Telugu Desam Party national spokesperson Kommareddy Pattabhiram claimed that Andhra Pradesh Chief Minister YS Jagan Mohan Reddy was a more egregious bank thief than Vijay Mallya and Nirav Modi. After announcing Vizag as the state’s executive capital, Pattabhiram claimed the CM shocked the populace by launching a loan campaign in the name of Amaravathi.
‘In December 2019 itself, Jagan made a statement on the floor of the Assembly that the capital is going to be shifted to Visakhapatnam from Amaravathi. Henceforth, Vizag will be the executive capital of the State. But, in the name of Amaravathi, he raised loans from the banks and this amounts to nothing but cheating the banks,’ said Kommareddy Pattabhiram.

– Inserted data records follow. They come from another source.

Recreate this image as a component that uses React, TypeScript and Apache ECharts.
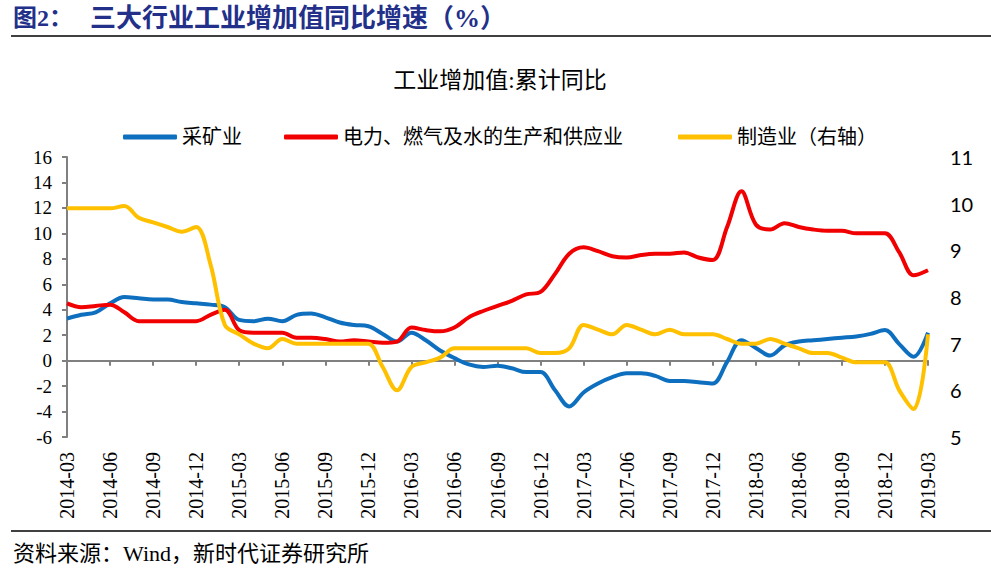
import React, { useEffect, useRef } from "react";
import * as echarts from "echarts";

const months = [
  "2014-03", "2014-04", "2014-05", "2014-06", "2014-07", "2014-08", "2014-09", "2014-10", "2014-11", "2014-12",
  "2015-01", "2015-02", "2015-03", "2015-04", "2015-05", "2015-06", "2015-07", "2015-08", "2015-09", "2015-10", "2015-11", "2015-12",
  "2016-01", "2016-02", "2016-03", "2016-04", "2016-05", "2016-06", "2016-07", "2016-08", "2016-09", "2016-10", "2016-11", "2016-12",
  "2017-01", "2017-02", "2017-03", "2017-04", "2017-05", "2017-06", "2017-07", "2017-08", "2017-09", "2017-10", "2017-11", "2017-12",
  "2018-01", "2018-02", "2018-03", "2018-04", "2018-05", "2018-06", "2018-07", "2018-08", "2018-09", "2018-10", "2018-11", "2018-12",
  "2019-01", "2019-02", "2019-03",
];

// 采矿业 (left axis)
const mining = [
  3.3, 3.6, 3.8, 4.5, 5.0, 4.9, 4.8, 4.8, 4.6, 4.5,
  4.4, 4.2, 3.2, 3.1, 3.3, 3.1, 3.6, 3.7, 3.4, 3.0, 2.8, 2.7,
  2.1, 1.5, 2.2, 1.6, 0.8, 0.2, -0.3, -0.5, -0.4, -0.6, -0.9, -0.9,
  -2.3, -3.6, -2.5, -1.8, -1.3, -1.0, -1.0, -1.2, -1.6, -1.6, -1.7, -1.8,
  -0.1, 1.6, 1.0, 0.4, 1.2, 1.5, 1.6, 1.7, 1.8, 1.9, 2.1, 2.4,
  1.3, 0.3, 2.2,
];

// 电力、燃气及水的生产和供应业 (left axis)
const utilities = [
  4.5, 4.2, 4.3, 4.4, 3.8, 3.1, 3.1, 3.1, 3.1, 3.1,
  3.6, 4.0, 2.4, 2.2, 2.2, 2.2, 1.8, 1.8, 1.7, 1.5, 1.6, 1.5,
  1.4, 1.5, 2.6, 2.4, 2.3, 2.6, 3.4, 3.9, 4.3, 4.7, 5.2, 5.4,
  6.8, 8.4, 8.9, 8.6, 8.2, 8.1, 8.3, 8.4, 8.4, 8.5, 8.1, 7.9,
  10.5, 13.3, 10.7, 10.3, 10.8, 10.5, 10.3, 10.2, 10.2, 10.0, 10.0, 10.0,
  8.5, 6.7, 7.1,
];

// 制造业 (right axis)
const manufacturing = [
  9.9, 9.9, 9.9, 9.9, 9.95, 9.7, 9.6, 9.5, 9.4, 9.5,
  8.7, 7.4, 7.2, 7.0, 6.9, 7.1, 7.0, 7.0, 7.0, 7.0, 7.0, 7.0,
  6.5, 6.0, 6.5, 6.6, 6.7, 6.9, 6.9, 6.9, 6.9, 6.9, 6.9, 6.8,
  6.8, 6.9, 7.4, 7.3, 7.2, 7.4, 7.3, 7.2, 7.3, 7.2, 7.2, 7.2,
  7.1, 7.0, 7.0, 7.1, 7.0, 6.9, 6.8, 6.8, 6.7, 6.6, 6.6, 6.6,
  6.0, 5.6, 7.2,
];

const seriesNames = ["采矿业", "电力、燃气及水的生产和供应业", "制造业（右轴）"];

const cjk = "'Liberation Serif', 'Noto Sans CJK SC', serif";
const axisGray = "#808080";

export default function App() {
  const chartRef = useRef<HTMLDivElement>(null);

  useEffect(() => {
    if (!chartRef.current) return;
    const chart = echarts.init(chartRef.current, null, { renderer: "svg" });

    const legendBase = {
      top: 127,
      padding: 0,
      icon: "roundRect",
      itemWidth: 54,
      itemHeight: 5,
      itemGap: 6,
      textStyle: { fontSize: 20, fontFamily: cjk, color: "#000" },
    };

    const option: echarts.EChartsOption = {
      animation: false,
      backgroundColor: "#fff",
      graphic: [
        {
          type: "text",
          x: 13,
          y: 18,
          style: {
            text: "图2：",
            fontSize: 24,
            fontWeight: "bold",
            fontFamily: cjk,
            fill: "#23308A",
            textVerticalAlign: "middle",
          },
        },
        {
          type: "text",
          x: 90,
          y: 18,
          style: {
            text: "三大行业工业增加值同比增速（%）",
            fontSize: 26,
            fontWeight: "bold",
            fontFamily: cjk,
            fill: "#23308A",
            textVerticalAlign: "middle",
          },
        },
        {
          type: "line",
          shape: { x1: 11, y1: 36, x2: 991, y2: 36 },
          style: { stroke: "#000", lineWidth: 1.5 },
        },
        {
          type: "text",
          x: 500,
          y: 80,
          style: {
            text: "工业增加值:累计同比",
            fontSize: 23,
            fontFamily: cjk,
            fill: "#000",
            textAlign: "center",
            textVerticalAlign: "middle",
          },
        },
        {
          type: "line",
          shape: { x1: 11, y1: 531, x2: 991, y2: 531 },
          style: { stroke: "#000", lineWidth: 1.5 },
        },
        {
          type: "text",
          x: 13,
          y: 553,
          style: {
            text: "资料来源：Wind，新时代证券研究所",
            fontSize: 22,
            fontFamily: cjk,
            fill: "#000",
            textVerticalAlign: "middle",
          },
        },
      ],
      legend: [
        { ...legendBase, left: 123, data: [seriesNames[0]] },
        { ...legendBase, left: 284, data: [seriesNames[1]] },
        { ...legendBase, left: 678, data: [seriesNames[2]] },
      ],
      grid: {
        left: 67,
        right: 63,
        top: 157,
        bottom: 136,
        outerBoundsMode: "none",
      } as any,
      xAxis: [
        {
          // labels along the bottom of the plot
          type: "category",
          data: months,
          boundaryGap: false,
          position: "bottom",
          axisLine: { show: false, onZero: false },
          axisTick: { show: false },
          axisLabel: {
            interval: 2,
            rotate: 90,
            margin: 15,
            fontSize: 20,
            fontFamily: "'Liberation Serif', serif",
            color: "#000",
          },
          splitLine: { show: false },
        },
        {
          // zero line with ticks
          type: "category",
          data: months,
          boundaryGap: false,
          position: "bottom",
          axisLine: { show: true, onZero: true, onZeroAxisIndex: 0, lineStyle: { color: axisGray, width: 2 } },
          axisTick: { show: true, interval: 2, length: 5, lineStyle: { color: axisGray, width: 2 } },
          axisLabel: { show: false },
          splitLine: { show: false },
        },
      ],
      yAxis: [
        {
          type: "value",
          min: -6,
          max: 16,
          interval: 2,
          axisLine: { show: true, lineStyle: { color: axisGray, width: 2 } },
          axisTick: { show: true, length: 5, lineStyle: { color: axisGray, width: 2 } },
          axisLabel: {
            margin: 15,
            fontSize: 19,
            fontFamily: "'Liberation Serif', serif",
            color: "#000",
          },
          splitLine: { show: false },
        },
        {
          type: "value",
          min: 5,
          max: 11,
          interval: 1,
          axisLine: { show: false },
          axisTick: { show: false },
          axisLabel: {
            margin: 22,
            fontSize: 20,
            fontFamily: "Lato, sans-serif",
            color: "#000",
          },
          splitLine: { show: false },
        },
      ],
      series: [
        {
          name: seriesNames[0],
          type: "line",
          data: mining,
          yAxisIndex: 0,
          smooth: 0.35,
          symbol: "none",
          color: "#0F6FBF",
          lineStyle: { width: 4, color: "#0F6FBF" },
        },
        {
          name: seriesNames[1],
          type: "line",
          data: utilities,
          yAxisIndex: 0,
          smooth: 0.35,
          symbol: "none",
          color: "#F00000",
          lineStyle: { width: 4, color: "#F00000" },
        },
        {
          name: seriesNames[2],
          type: "line",
          data: manufacturing,
          yAxisIndex: 1,
          smooth: 0.35,
          symbol: "none",
          color: "#FFC000",
          lineStyle: { width: 4, color: "#FFC000" },
        },
      ],
    };

    chart.setOption(option);

    return () => {
      chart.dispose();
    };
  }, []);

  return (
    <div
      ref={chartRef}
      style={{ position: "absolute", left: 0, top: 0, width: 991, height: 573 }}
    />
  );
}
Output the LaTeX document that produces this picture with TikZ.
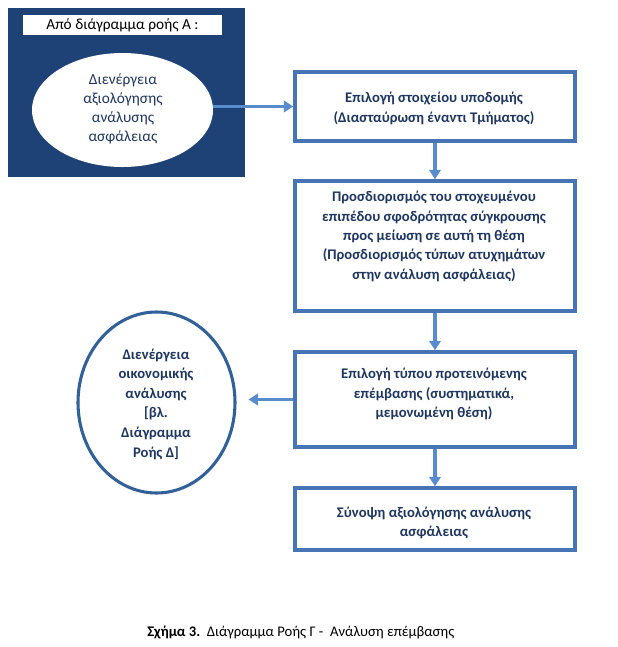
\documentclass[tikz,border=0pt]{standalone}
\usepackage{fontspec}
\setmainfont{Carlito}
\usetikzlibrary{arrows.meta,shapes.geometric}
\definecolor{navy}{RGB}{31,66,118}
\definecolor{boxblue}{RGB}{70,116,180}
\definecolor{ellblue}{RGB}{50,96,152}
\definecolor{arrblue}{RGB}{88,140,205}
\definecolor{txtnavy}{RGB}{30,54,96}
\tikzset{
  stepbox/.style={draw=boxblue, line width=2.6pt, fill=white, rectangle,
    minimum width=210pt, inner sep=0pt},
  btext/.style={text=txtnavy, font=\fontsize{11}{14.5}\selectfont\bfseries, align=center, inner sep=0pt},
  arr/.style={draw=arrblue, line width=2.3pt, -{Triangle[length=7pt,width=8.5pt]}},
}
\begin{document}
\begin{tikzpicture}[x=0.75pt,y=-0.75pt]
\useasboundingbox[fill=white] (0,0) rectangle (618,647);
% source panel
\node[fill=navy, minimum width=177.75pt, minimum height=126.75pt, inner sep=0pt] (panel) at (126.5,92.5) {};
\node[fill=white, minimum width=149.25pt, minimum height=15pt, inner sep=0pt,
      font=\fontsize{11.5}{14}\selectfont, text=black] (lab) at (122.5,25) {Από διάγραμμα ροής Α :};
\node[ellipse, fill=white, minimum width=135.75pt, minimum height=85.5pt, inner sep=0pt] (e1) at (122.5,110) {};
\node[text=txtnavy, font=\fontsize{11.5}{14.3}\selectfont, align=center, inner sep=0pt] (e1t) at (123,109)
  {Διενέργεια\\αξιολόγησης\\ανάλυσης\\ασφάλειας};
% boxes
\node[stepbox, minimum height=51.75pt] (b1) at (435,106.5) {};
\node[btext] (b1t) at (434,108.5) {Επιλογή στοιχείου υποδομής\\(Διασταύρωση έναντι Τμήματος)};
\node[stepbox, minimum height=97.5pt] (b2) at (435,246) {};
\node[btext] (b2t) at (434,236.5) {Προσδιορισμός του στοχευμένου\\επιπέδου σφοδρότητας σύγκρουσης\\προς μείωση σε αυτή τη θέση\\(Προσδιορισμός τύπων ατυχημάτων\\στην ανάλυση ασφάλειας)};
\node[stepbox, minimum height=71.25pt] (b3) at (435,399.5) {};
\node[btext] (b3t) at (434,394) {Επιλογή τύπου προτεινόμενης\\επέμβασης (συστηματικά,\\μεμονωμένη θέση)};
\node[stepbox, minimum height=46.5pt] (b4) at (435,519) {};
\node[btext] (b4t) at (434,523) {Σύνοψη αξιολόγησης ανάλυσης\\ασφάλειας};
% economic analysis ellipse
\node[ellipse, draw=ellblue, line width=2.3pt, fill=white, minimum width=117.75pt, minimum height=135.75pt, inner sep=0pt] (e2) at (156.5,402.5) {};
\node[btext, font=\fontsize{11}{14.7}\selectfont\bfseries] (e2t) at (156,404)
  {Διενέργεια\\οικονομικής\\ανάλυσης\\\relax [βλ.\\Διάγραμμα\\Ροής Δ]};
% connectors
\draw[arr] (b1.west -| e1.east) -- (b1.west);
\draw[arr] (b1.south) -- (b2.north);
\draw[arr] (b2.south) -- (b3.north);
\draw[arr] (b3.south) -- (b4.north);
\draw[arr, shorten >=9pt] (b3.west) -- (b3.west -| e2.east);
% caption
\node[anchor=west, inner sep=0pt, font=\fontsize{11}{13}\selectfont, text=black] (cap) at (147,633)
  {\textbf{Σχήμα 3.}\ \ Διάγραμμα Ροής Γ -\ \ Ανάλυση επέμβασης};
\end{tikzpicture}
\end{document}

Through the Capital Region Development Authority, CM Jagan Mohan Reddy has obtained loans totaling Rs 3,013 crore from various banks in the name of Amaravathi (CRDA).
Further, Kommareddy Pattabhiram stated that page 50 of the Comptroller and Auditor General (CAG) report for the fiscal year 2019–20 contains all the information regarding how CM Jagan Mohan Reddy obtained loans from the banks in the name of Amaravathi.
‘Since the interest on these loans has not been paid, the bank officials went to the CRDA office and questioned the officials there. During former CM Chandrababu Naidu’s regime, the CRISIL gave A+ rating to the CRDA, but after Jagan Mohan Reddy became the chief minister the rating of the CRDA came down to A-,’ claimed Kommareddy Pattabhiram.
According to Pattabhiram, even the interest on the loans could be paid without a minimum balance in the CRDA bank accounts. Because of this, CRISIL gave the organisation a ‘-A’ rating.
‘During Chandrababu Naidu’s regime, there wasn’t a single instance where the banks demanded or questioned the government officials to repay the loan amount or even the interest,’ said Pattabhiram.
He later concluded by saying, ‘Raising loans in the name of Amaravathi shocked the people of Andhra Pradesh, as Jagan Mohan Reddy claimed Vizag to be the executive capital until yesterday. It is truly shameful that the CRDA officials, including its commissioner, were unable to face bankers when they visited the office for loan recovery.’